WHAT IS BEING ASKED:
Answer with a single number: the count of lines that include the string "matplotlib".

PROVIDED DATA:
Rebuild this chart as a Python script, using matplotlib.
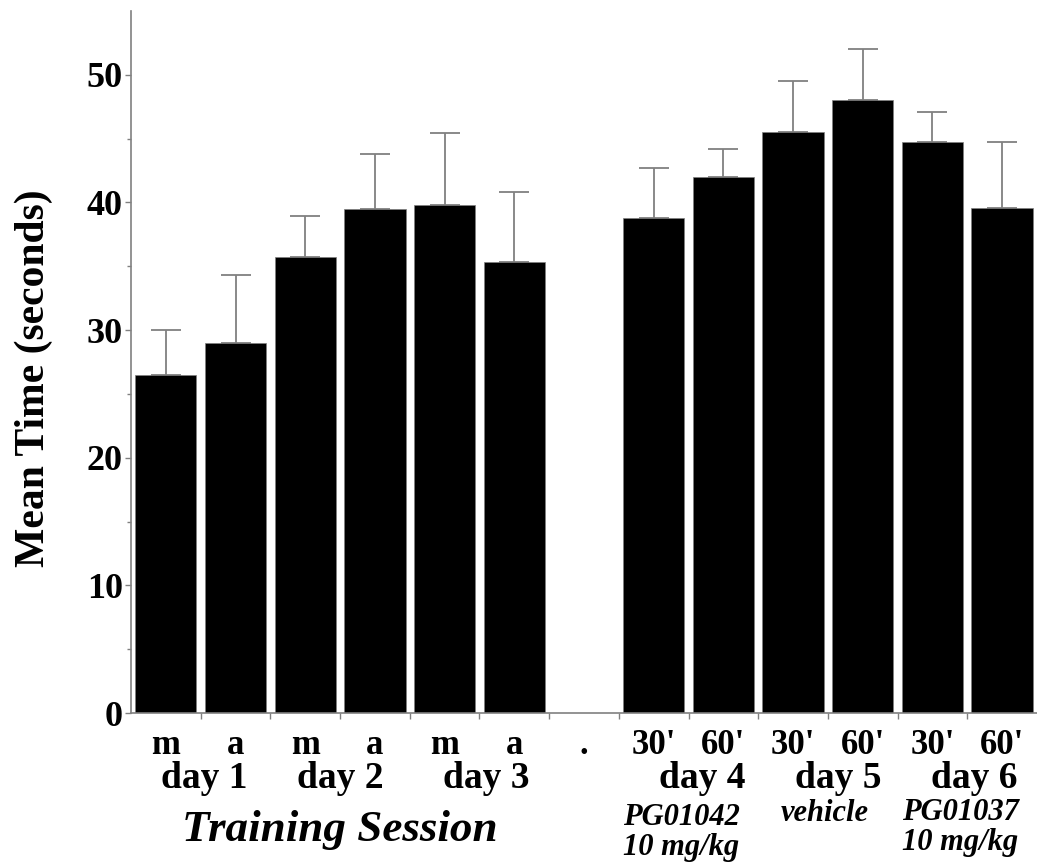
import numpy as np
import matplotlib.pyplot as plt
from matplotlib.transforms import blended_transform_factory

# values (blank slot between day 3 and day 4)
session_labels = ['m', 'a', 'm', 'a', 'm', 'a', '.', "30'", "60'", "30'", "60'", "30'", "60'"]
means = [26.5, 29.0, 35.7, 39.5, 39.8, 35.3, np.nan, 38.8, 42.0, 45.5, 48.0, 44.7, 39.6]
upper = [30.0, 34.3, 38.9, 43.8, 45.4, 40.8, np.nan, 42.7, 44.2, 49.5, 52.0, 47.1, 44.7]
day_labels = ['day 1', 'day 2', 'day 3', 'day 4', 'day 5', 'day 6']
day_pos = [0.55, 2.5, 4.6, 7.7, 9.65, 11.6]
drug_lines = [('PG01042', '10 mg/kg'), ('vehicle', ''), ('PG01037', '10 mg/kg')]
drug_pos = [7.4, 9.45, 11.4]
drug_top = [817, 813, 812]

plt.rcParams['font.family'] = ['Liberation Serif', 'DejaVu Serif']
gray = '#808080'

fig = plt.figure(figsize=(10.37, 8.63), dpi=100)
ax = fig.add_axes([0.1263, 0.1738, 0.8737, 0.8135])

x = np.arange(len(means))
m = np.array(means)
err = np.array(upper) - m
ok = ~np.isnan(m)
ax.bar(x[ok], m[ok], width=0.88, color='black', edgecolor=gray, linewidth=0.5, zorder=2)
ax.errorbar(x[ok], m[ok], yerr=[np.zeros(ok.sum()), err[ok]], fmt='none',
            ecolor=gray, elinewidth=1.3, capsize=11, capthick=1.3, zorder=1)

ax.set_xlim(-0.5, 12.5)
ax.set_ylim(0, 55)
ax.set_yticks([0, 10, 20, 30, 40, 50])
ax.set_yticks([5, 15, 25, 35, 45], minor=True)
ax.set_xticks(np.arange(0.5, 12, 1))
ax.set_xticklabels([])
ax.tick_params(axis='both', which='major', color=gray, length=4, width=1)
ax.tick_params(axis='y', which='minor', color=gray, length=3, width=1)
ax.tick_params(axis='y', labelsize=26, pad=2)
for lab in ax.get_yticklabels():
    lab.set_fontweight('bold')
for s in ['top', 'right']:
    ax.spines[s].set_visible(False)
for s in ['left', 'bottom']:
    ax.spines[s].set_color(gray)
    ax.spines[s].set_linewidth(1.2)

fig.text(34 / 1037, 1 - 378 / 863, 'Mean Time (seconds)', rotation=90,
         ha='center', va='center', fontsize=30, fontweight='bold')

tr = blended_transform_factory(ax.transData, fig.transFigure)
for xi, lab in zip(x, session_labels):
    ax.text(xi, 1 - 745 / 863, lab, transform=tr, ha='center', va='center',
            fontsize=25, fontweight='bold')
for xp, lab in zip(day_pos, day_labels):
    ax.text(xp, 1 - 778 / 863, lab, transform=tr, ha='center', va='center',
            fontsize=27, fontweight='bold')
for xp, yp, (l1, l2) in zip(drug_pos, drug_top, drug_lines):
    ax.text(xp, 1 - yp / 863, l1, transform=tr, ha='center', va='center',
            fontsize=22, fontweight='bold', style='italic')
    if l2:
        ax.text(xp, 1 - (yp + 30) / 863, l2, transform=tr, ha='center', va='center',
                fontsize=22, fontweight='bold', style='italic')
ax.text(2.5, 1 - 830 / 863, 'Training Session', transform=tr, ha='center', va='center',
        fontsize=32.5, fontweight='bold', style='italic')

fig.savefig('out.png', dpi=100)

RESULT:
3